8 mi of trails, open from dawn until dusk, wind through distinct plant communities of San Elijo Lagoon Ecological Reserve. A short hike to see the wetlands begins at the Nature Center in a 1/4 mi loop with views of the lagoon and salt marsh habitat animal sightings. Other trails take about 1.5 hours to complete. Most are considered easy to moderate for hiking and jogging. There are no restroom facilities located on the trails. Dogs are allowed on leashes. All wildlife and natural resources are fully protected in the California state and county reserve.

==Scientific monitoring==

Successful efforts by County of San Diego, State of California, and Nature Collective have greatly improved water quality, habitat, and biodiversity. There are actively maintained projects that focus on water quality testing, habitat restoration, invasive plant removal, and bird counts.

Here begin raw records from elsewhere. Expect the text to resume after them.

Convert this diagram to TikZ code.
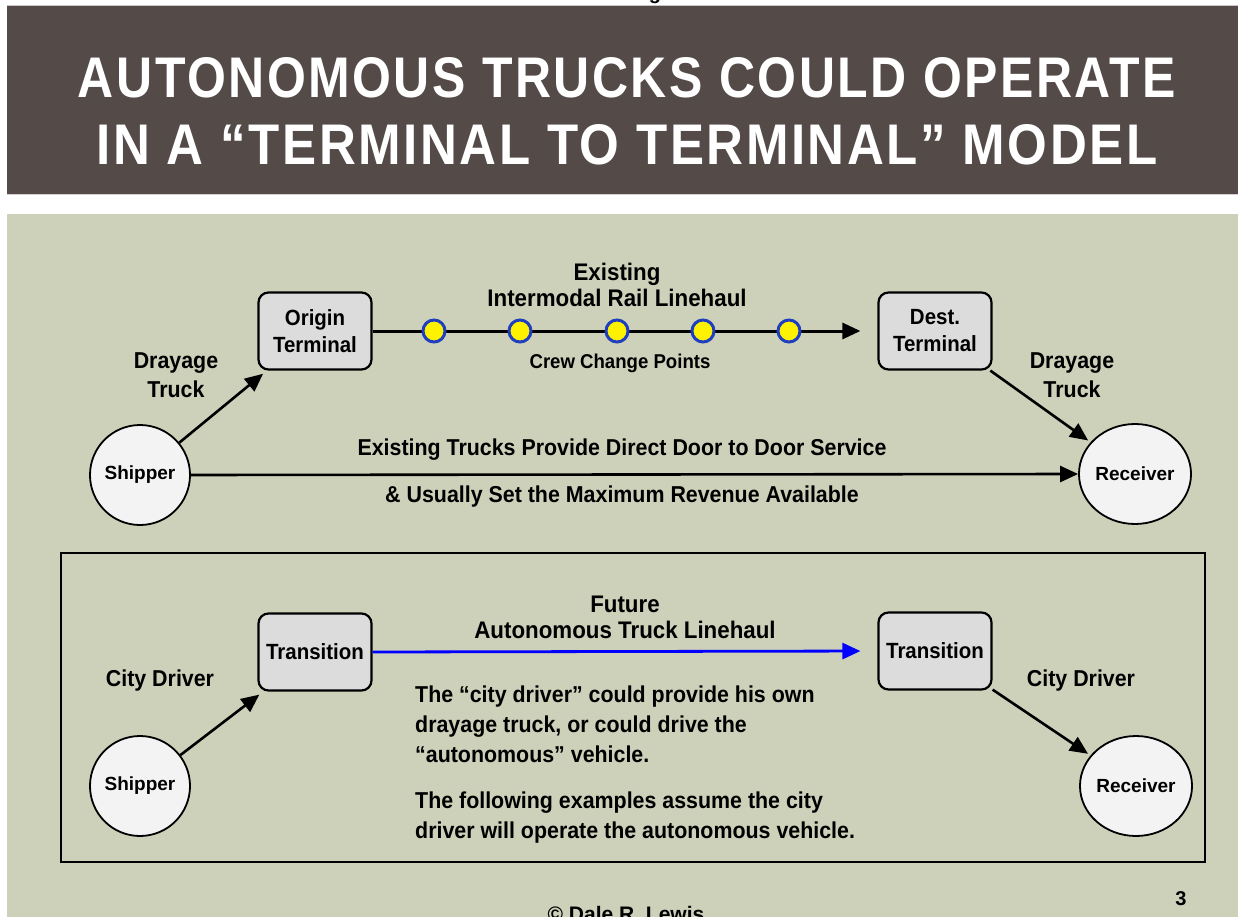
\documentclass[tikz,border=0pt]{standalone}
\usepackage{fontspec}
\usepackage{graphicx}
\setmainfont{Liberation Sans}[FakeStretch=0.93]
\newfontfamily\plainfont{Liberation Sans}
\newfontfamily\titlefont{Liberation Sans}[LetterSpace=5]
\usetikzlibrary{arrows.meta,shapes.geometric}
\definecolor{hdr}{HTML}{544B49}
\definecolor{panel}{HTML}{CDD1BA}
\definecolor{boxgray}{HTML}{DCDCDC}
\definecolor{circfill}{HTML}{F3F3F3}
\definecolor{ringblue}{HTML}{1F3FBF}
\definecolor{lineblue}{HTML}{0000FF}
\tikzset{
  term/.style={draw, line width=2.2pt, rounded corners=10pt, fill=boxgray,
    minimum width=113pt, minimum height=77pt, align=center, inner sep=0pt,
    font=\bfseries\fontsize{22}{27}\selectfont},
  endpt/.style={draw, ellipse, line width=1.8pt, fill=circfill,
    minimum width=97pt, minimum height=100pt, inner sep=0pt,
    font=\plainfont\bfseries\fontsize{19}{22}\selectfont},
  crewdot/.style={circle, draw=ringblue, fill=yellow, line width=3pt,
    minimum size=22pt, inner sep=0pt},
  lbl/.style={font=\bfseries\fontsize{23}{29}\selectfont, align=center, inner sep=0pt},
  head/.style={font=\bfseries\fontsize{24}{26}\selectfont, align=center, inner sep=0pt},
  para/.style={font=\bfseries\fontsize{23}{30}\selectfont, align=left, inner sep=0pt, anchor=north west},
  arr/.style={line width=2.6pt, -{Triangle[length=18pt,width=16pt]}},
  bluearr/.style={line width=2.8pt, draw=lineblue, -{Triangle[length=18pt,width=16pt]}, lineblue},
}
\begin{document}
\begin{tikzpicture}[x=1pt,y=-1pt]
\useasboundingbox (0,0) rectangle (1242,917);
\fill[white] (0,0) rectangle (1242,917);
% fragment of text above
\node[anchor=base, inner sep=0pt, font=\plainfont\bfseries\fontsize{20}{20}\selectfont] (frag) at (655,0) {g};
% header band
\fill[hdr] (7,6) rectangle (1238,195);
\draw[gray!45, line width=1pt] (7,6) -- (1238,6);
\draw[gray!35, line width=1pt] (7,195) -- (1238,195);
\node[text=white, inner sep=0pt] (t1) at (627,78)
  {\resizebox{1098pt}{40pt}{\titlefont\bfseries AUTONOMOUS TRUCKS COULD OPERATE}};
\node[text=white, inner sep=0pt] (t2) at (627,145)
  {\resizebox{1060pt}{40pt}{\titlefont\bfseries IN A “TERMINAL TO TERMINAL” MODEL}};
% panel
\fill[panel] (7,214) rectangle (1238,917);

% ---------- top section ----------
\node[endpt] (s1) at (140,475) {Shipper};
\node[endpt] (r1) at (1135,474) {Receiver};
\node[term] (o1) at (315,331) {Origin\\Terminal};
\node[term] (dt) at (935,331) {Dest.\\Terminal};
\draw[arr, line width=3pt, shorten >=17pt] (o1.east) -- (dt.west);
\node[crewdot] (d1) at (434,331) {};
\node[crewdot] (d2) at (520,331) {};
\node[crewdot] (d3) at (617,331) {};
\node[crewdot] (d4) at (703,331) {};
\node[crewdot] (d5) at (789,331) {};
\node[head] (hd1) at (617,285) {Existing\\Intermodal Rail Linehaul};
\node[inner sep=0pt, font=\bfseries\fontsize{20}{22}\selectfont] (crew) at (620,363) {Crew Change Points};
\node[lbl] (dl) at (176,375) {Drayage\\Truck};
\node[lbl] (dr) at (1072,375) {Drayage\\Truck};
\draw[arr, shorten >=5pt] (s1) -- (o1);
\draw[arr, shorten >=3pt] (dt) -- (r1);
\draw[arr] (s1.east) -- (r1.west);
\node[lbl] (ex1) at (622,450) {Existing Trucks Provide Direct Door to Door Service};
\node[lbl] (ex2) at (622,497) {\&\ Usually Set the Maximum Revenue Available};

% ---------- bottom section ----------
\draw[line width=2pt] (61,553) rectangle (1205,862);
\node[endpt] (s2) at (140,786) {Shipper};
\node[endpt] (r2) at (1136,786) {Receiver};
\node[term] (tr1) at (315,652) {Transition};
\node[term] (tr2) at (935,651) {Transition};
\draw[bluearr, shorten >=17pt] (tr1.east) -- (tr2.west);
\node[head] (hd2) at (625,617) {Future\\Autonomous Truck Linehaul};
\node[lbl] (cl) at (160,681) {City Driver};
\node[lbl] (cr) at (1081,681) {City Driver};
\draw[arr, shorten >=5pt] (s2) -- (tr1);
\draw[arr, shorten >=3pt] (tr2) -- (r2);
\node[para] (p1) at (415,685.5) {The “city driver” could provide his own\\drayage truck, or could drive the\\“autonomous” vehicle.};
\node[para] (p2) at (415,791.5) {The following examples assume the city\\driver will operate the autonomous vehicle.};

% footer
\node[inner sep=0pt, font=\plainfont\bfseries\fontsize{20}{22}\selectfont] (pg) at (1181,899) {3};
\node[anchor=base, inner sep=0pt, font=\plainfont\bfseries\fontsize{21}{22}\selectfont] (cp) at (626,921) {© Dale R. Lewis};
\end{tikzpicture}
\end{document}
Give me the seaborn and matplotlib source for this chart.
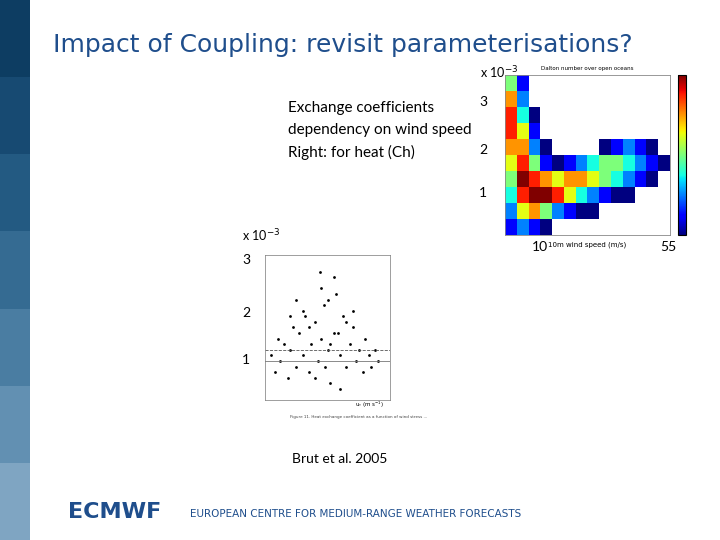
import numpy as np
import matplotlib
matplotlib.use("Agg")
import matplotlib.pyplot as plt
import seaborn as sns
import pandas as pd

title = "Impact of Coupling: revisit parameterisations?"
caption_lines = ["Exchange coefficients", "dependency on wind speed", "Right: for heat (Ch)"]
right_ticks = ["3", "2", "1"]
left_ticks = ["3", "2", "1"]
wind_labels = ["10", "55"]
strip_colors = ["#0d3d62", "#174a72", "#235a82", "#356b92", "#4a7da2", "#6290b2", "#7fa5c2"]

# density grid (rows: Ch high->low, cols: wind speed low->high)
density = [
    [5, 2, 0, 0, 0, 0, 0, 0, 0, 0, 0, 0, 0, 0],
    [7, 3, 0, 0, 0, 0, 0, 0, 0, 0, 0, 0, 0, 0],
    [8, 4, 1, 0, 0, 0, 0, 0, 0, 0, 0, 0, 0, 0],
    [8, 6, 2, 0, 0, 0, 0, 0, 0, 0, 0, 0, 0, 0],
    [7, 7, 3, 1, 0, 0, 0, 0, 1, 2, 3, 2, 1, 0],
    [6, 8, 5, 2, 1, 2, 3, 4, 5, 5, 4, 3, 2, 1],
    [5, 9, 8, 7, 6, 7, 7, 6, 5, 4, 3, 2, 1, 0],
    [4, 8, 9, 9, 8, 6, 4, 3, 2, 1, 1, 0, 0, 0],
    [3, 6, 7, 5, 3, 2, 1, 1, 0, 0, 0, 0, 0, 0],
    [2, 3, 2, 1, 0, 0, 0, 0, 0, 0, 0, 0, 0, 0],
]

brut_x = [0.05, 0.08, 0.1, 0.12, 0.15, 0.18, 0.2, 0.22, 0.25, 0.27, 0.3, 0.32, 0.35, 0.37,
          0.4, 0.42, 0.45, 0.47, 0.5, 0.52, 0.55, 0.57, 0.6, 0.62, 0.65, 0.68, 0.7, 0.73,
          0.75, 0.78, 0.8, 0.83, 0.85, 0.88, 0.9, 0.3, 0.45, 0.55, 0.6, 0.4, 0.5, 0.35,
          0.65, 0.7, 0.25, 0.2, 0.58, 0.48, 0.52, 0.44]
brut_y = [1.2, 0.9, 1.5, 1.1, 1.4, 0.8, 1.3, 1.7, 1.0, 1.6, 1.2, 1.9, 0.9, 1.4,
          1.8, 1.1, 1.5, 2.1, 1.3, 0.7, 1.6, 2.3, 1.2, 1.9, 1.0, 1.4, 1.7, 1.1,
          1.3, 0.9, 1.5, 1.2, 1.0, 1.3, 1.1, 2.0, 2.4, 2.6, 0.6, 0.8, 2.2, 1.7,
          1.8, 2.0, 2.2, 1.9, 1.6, 1.0, 1.4, 2.7]

fig = plt.figure(figsize=(7.2, 5.4), dpi=100)
fig.patch.set_facecolor("white")

for i, c in enumerate(strip_colors):
    fig.add_artist(plt.Rectangle((0, 1 - (i + 1) / 7), 30 / 720, 1 / 7,
                                 transform=fig.transFigure, color=c, lw=0))

fig.text(53 / 720, 1 - 45 / 540, title, color="#1f4e8c", fontsize=18, va="center")

ax1 = fig.add_axes([505 / 720, 1 - 235 / 540, 165 / 720, 160 / 540])
df = pd.DataFrame(density)
sns.heatmap(df, ax=ax1, cmap="jet", mask=(df == 0), cbar=False, xticklabels=False, yticklabels=False)
ax1.set_facecolor("white")
for s in ax1.spines.values():
    s.set_visible(True); s.set_color("#888888"); s.set_linewidth(0.6)
ax1.text(0.5, 1.03, "Dalton number over open oceans", transform=ax1.transAxes, ha="center", fontsize=4)
ax1.text(0.5, -0.07, "10m wind speed (m/s)", transform=ax1.transAxes, ha="center", fontsize=5)
cax = fig.add_axes([678 / 720, 1 - 235 / 540, 8 / 720, 160 / 540])
cb = fig.colorbar(plt.cm.ScalarMappable(cmap="jet"), cax=cax)
cb.set_ticks([])

ax2 = fig.add_axes([265 / 720, 1 - 400 / 540, 125 / 720, 145 / 540])
sns.scatterplot(x=brut_x, y=brut_y, ax=ax2, color="black", s=4, linewidth=0)
ax2.axhline(1.3, color="#555555", lw=0.6, ls="--")
ax2.axhline(1.1, color="#777777", lw=0.6)
ax2.set_xlim(0, 1); ax2.set_ylim(0.4, 3)
ax2.set_xticks([]); ax2.set_yticks([])
for s in ax2.spines.values():
    s.set_linewidth(0.5); s.set_color("#777777")
ax2.text(0.95, -0.05, "u$_{*}$ (m s$^{-1}$)", transform=ax2.transAxes, ha="right", fontsize=4)
fig.text(290 / 720, 1 - 418 / 540, "Figure 11. Heat exchange coefficient as a function of wind stress ...",
         fontsize=3, color="#444444")

fig.text(480 / 720, 1 - 73 / 540, "x 10$^{-3}$", fontsize=9, va="center", family="Lato")
for i, line in enumerate(caption_lines):
    fig.text(288 / 720, 1 - (108 + 22 * i) / 540, line, fontsize=11, va="center", family="Lato")
for t, y in zip(right_ticks, [102, 150, 193]):
    fig.text(483 / 720, 1 - y / 540, t, fontsize=10, va="center", ha="center", family="Lato")
fig.text(540 / 720, 1 - 247 / 540, wind_labels[0], fontsize=10, va="center", ha="center", family="Lato")
fig.text(668 / 720, 1 - 247 / 540, wind_labels[1], fontsize=10, va="center", ha="center", family="Lato")
fig.text(242 / 720, 1 - 236 / 540, "x 10$^{-3}$", fontsize=9, va="center", family="Lato")
for t, y in zip(left_ticks, [260, 313, 360]):
    fig.text(246 / 720, 1 - y / 540, t, fontsize=10, va="center", ha="center", family="Lato")
fig.text(292 / 720, 1 - 459 / 540, "Brut et al. 2005", fontsize=10, va="center", family="Lato")

fig.text(68 / 720, 1 - 512 / 540, "ECMWF", fontsize=16, fontweight="bold", color="#1f4e8c", va="center")
fig.text(190 / 720, 1 - 514 / 540, "EUROPEAN CENTRE FOR MEDIUM-RANGE WEATHER FORECASTS",
         fontsize=7.5, color="#1f4e8c", va="center")

fig.savefig("out.png", dpi=100)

There are continuous and weekly water quality measurements taken of the lagoon's water that test the water for dissolved oxygen, temperature, salinity, chlorophyll, and pH levels. The water measurements help determine the health of the ecosystem and also when mouth of the lagoon should be reopened. The lagoon’s mouth, located at Cardiff State Beach, is mechanically dredged and reopened each spring following the last winter storm. The opening of the mouth of the lagoon restores the tidal circulation between the lagoon and the ocean which ensures a healthier ecosystem.

Restoring native plants and removing invasive plant species helps restore the native habitat. This is important since numerous organisms rely on native plants for food and protection. Invasive plants upset the ecosystem by crowding out and out-competing native vegetation. The invasive plants are removed by either spraying herbicide or by manual pulling. Native plants are then planted to restore the habitat.

Bird counts are conducted on a monthly basis in the lagoon. Approximately 40% of all bird species in North America have been spotted in the lagoon. Conducting the bird count helps keep track of how some of the threatened and endangered species are doing.